Channelpedia

PubMed 18410910


Referenced in Channelpedia wiki pages of: none

Automatically associated channels: Kv1.2 , Kv3.2



Title: Voltage-gated K+ channel (Kv) subunit expression of the guinea pig spiral ganglion cells studied in a newly developed cochlear free-floating preparation.

Authors: Gábor Bakondi, Agnes Pór, Ilona Kovács, Géza Szucs, Zoltán Rusznák

Journal, date & volume: Brain Res., 2008 May 19 , 1210, 148-62

PubMed link: http://www.ncbi.nlm.nih.gov/pubmed/18410910


Abstract
The spiral ganglion accommodates the cell bodies of the acoustic nerve fibres connecting the hair cells to the central nervous system. As the ionic channels containing various voltage-gated K+ channel (Kv) subunits play pivotal roles in determining the functional properties and firing behaviour of the spiral ganglion cells (SGCs), every piece of information concerning the Kv expression of the SGCs is valuable. In the present work a comprehensive immunohistochemical analysis was performed to describe the expression of 9 Kv subunits in the guinea pig cochlea on traditional wax-embedded sections as well as employing a newly developed preparation that allowed confocal analysis, reconstruction of the three-dimensional appearance and precise morphological characterisation of the SGCs. Besides determining their Kv expression patterns, differences between type I and type II SGCs were sought. SGCs showed positivity for 8 out of the 9 Kv subunit-specific antibodies with varying intensity and proportion of the immunopositive cells; whereas no obvious Kv3.2 positivity could be noted.
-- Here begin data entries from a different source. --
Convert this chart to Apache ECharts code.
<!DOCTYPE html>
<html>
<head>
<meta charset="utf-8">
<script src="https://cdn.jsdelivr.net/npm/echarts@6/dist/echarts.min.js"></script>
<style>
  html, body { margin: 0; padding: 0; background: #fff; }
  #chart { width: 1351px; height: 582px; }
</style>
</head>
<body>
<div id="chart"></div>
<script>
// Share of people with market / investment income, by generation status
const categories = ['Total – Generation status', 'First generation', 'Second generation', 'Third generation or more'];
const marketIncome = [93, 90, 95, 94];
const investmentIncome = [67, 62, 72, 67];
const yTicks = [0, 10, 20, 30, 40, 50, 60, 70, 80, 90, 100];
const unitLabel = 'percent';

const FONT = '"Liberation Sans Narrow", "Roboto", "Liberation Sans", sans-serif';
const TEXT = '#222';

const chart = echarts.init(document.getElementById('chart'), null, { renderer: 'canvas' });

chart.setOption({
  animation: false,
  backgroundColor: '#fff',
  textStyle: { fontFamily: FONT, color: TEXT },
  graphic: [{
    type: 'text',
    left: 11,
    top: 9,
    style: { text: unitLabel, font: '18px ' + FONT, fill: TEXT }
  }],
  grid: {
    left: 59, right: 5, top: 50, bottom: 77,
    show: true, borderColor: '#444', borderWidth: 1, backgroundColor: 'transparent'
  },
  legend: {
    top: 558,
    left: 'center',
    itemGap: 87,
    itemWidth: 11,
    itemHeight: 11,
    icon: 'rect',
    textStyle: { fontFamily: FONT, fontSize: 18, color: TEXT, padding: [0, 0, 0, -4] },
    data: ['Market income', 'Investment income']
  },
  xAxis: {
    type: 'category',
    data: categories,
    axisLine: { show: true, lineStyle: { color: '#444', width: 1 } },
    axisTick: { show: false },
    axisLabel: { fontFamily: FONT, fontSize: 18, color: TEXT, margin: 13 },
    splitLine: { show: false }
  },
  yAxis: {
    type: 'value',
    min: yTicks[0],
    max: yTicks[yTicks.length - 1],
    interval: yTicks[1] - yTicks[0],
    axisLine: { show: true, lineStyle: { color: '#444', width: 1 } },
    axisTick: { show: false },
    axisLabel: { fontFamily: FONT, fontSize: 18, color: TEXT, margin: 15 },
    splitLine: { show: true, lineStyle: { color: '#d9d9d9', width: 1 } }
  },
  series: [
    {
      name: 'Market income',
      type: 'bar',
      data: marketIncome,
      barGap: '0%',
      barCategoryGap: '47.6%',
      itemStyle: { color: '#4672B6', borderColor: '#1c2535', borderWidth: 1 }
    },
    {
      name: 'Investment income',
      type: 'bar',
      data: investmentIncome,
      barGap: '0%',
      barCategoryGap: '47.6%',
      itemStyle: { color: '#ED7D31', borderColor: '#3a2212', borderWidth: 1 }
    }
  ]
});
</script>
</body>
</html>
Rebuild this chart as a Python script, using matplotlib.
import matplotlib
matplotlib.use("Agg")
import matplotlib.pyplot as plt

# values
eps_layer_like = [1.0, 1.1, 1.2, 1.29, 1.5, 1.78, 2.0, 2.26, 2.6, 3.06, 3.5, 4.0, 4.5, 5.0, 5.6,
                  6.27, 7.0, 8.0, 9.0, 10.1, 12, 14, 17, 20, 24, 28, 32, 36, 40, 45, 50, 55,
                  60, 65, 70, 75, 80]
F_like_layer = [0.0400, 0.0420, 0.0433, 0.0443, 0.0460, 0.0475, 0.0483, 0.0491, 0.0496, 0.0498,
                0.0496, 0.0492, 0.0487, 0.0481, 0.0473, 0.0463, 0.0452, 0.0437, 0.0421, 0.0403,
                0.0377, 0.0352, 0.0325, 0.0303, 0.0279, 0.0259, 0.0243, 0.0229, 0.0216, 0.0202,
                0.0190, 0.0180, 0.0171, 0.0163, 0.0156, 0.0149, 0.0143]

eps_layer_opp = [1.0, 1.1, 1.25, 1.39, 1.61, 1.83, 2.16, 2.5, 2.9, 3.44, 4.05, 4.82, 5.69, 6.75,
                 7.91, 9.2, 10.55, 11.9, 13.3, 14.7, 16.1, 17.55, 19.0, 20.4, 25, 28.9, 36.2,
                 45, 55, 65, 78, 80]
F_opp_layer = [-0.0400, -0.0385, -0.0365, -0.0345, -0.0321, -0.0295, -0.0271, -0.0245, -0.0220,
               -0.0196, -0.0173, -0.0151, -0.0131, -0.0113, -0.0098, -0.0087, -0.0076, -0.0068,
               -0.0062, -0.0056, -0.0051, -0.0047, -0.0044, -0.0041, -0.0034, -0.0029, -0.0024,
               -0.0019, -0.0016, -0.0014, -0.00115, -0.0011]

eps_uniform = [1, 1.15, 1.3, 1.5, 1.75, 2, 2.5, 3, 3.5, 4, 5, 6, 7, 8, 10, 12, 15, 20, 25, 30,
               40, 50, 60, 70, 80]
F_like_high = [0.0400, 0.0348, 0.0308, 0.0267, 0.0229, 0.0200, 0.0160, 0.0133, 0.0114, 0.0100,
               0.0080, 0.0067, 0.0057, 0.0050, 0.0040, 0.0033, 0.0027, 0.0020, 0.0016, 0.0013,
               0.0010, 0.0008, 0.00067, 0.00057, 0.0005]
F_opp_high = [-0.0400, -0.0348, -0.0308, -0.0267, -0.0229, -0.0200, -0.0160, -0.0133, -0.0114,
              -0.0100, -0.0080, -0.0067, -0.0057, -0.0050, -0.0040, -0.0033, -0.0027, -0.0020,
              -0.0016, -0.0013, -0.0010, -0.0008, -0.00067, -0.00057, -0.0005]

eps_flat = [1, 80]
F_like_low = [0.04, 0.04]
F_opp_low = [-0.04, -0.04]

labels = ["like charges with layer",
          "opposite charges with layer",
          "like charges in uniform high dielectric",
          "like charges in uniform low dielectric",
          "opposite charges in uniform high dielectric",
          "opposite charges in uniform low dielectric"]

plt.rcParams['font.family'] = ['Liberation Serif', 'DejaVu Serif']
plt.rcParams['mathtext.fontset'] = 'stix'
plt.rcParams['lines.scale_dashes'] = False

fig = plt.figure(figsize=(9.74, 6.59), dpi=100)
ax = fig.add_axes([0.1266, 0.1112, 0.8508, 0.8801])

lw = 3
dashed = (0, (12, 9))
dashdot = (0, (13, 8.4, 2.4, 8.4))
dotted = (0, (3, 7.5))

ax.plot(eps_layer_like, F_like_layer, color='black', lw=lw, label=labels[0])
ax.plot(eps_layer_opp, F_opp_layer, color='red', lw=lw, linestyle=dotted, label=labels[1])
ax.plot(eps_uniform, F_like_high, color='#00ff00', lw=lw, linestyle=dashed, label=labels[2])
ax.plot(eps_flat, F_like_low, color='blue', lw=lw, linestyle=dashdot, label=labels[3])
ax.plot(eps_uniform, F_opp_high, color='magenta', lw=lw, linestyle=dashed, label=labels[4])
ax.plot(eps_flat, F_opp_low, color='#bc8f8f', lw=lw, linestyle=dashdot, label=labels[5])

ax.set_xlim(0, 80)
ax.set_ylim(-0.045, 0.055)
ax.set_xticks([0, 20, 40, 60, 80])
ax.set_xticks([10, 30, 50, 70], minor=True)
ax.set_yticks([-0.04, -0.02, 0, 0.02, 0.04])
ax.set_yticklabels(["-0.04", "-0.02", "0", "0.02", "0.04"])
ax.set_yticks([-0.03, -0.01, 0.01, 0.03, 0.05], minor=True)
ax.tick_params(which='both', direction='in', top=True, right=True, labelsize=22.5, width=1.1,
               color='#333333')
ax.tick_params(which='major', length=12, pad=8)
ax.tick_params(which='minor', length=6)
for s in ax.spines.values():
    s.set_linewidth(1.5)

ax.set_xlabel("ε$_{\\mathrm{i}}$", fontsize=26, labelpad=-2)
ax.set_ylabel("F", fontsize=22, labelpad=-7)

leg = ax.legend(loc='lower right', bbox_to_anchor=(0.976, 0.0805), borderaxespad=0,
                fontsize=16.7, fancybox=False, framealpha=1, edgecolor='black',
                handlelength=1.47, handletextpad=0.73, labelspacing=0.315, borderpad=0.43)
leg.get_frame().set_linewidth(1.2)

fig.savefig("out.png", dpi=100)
Type I and type II cells demonstrated similar expression patterns for all subunits tested, with the exception of Kv1.2, whose presence was confirmed in only 50% of the type II cells. Although the present findings suggest that type I and type II cells do not differ fundamentally in the Kv subunits they possess; they also imply that SGCs may not form a homogeneous cell population, and might provide explanation of the previously noted heterogeneity of the membrane properties of the SGCs.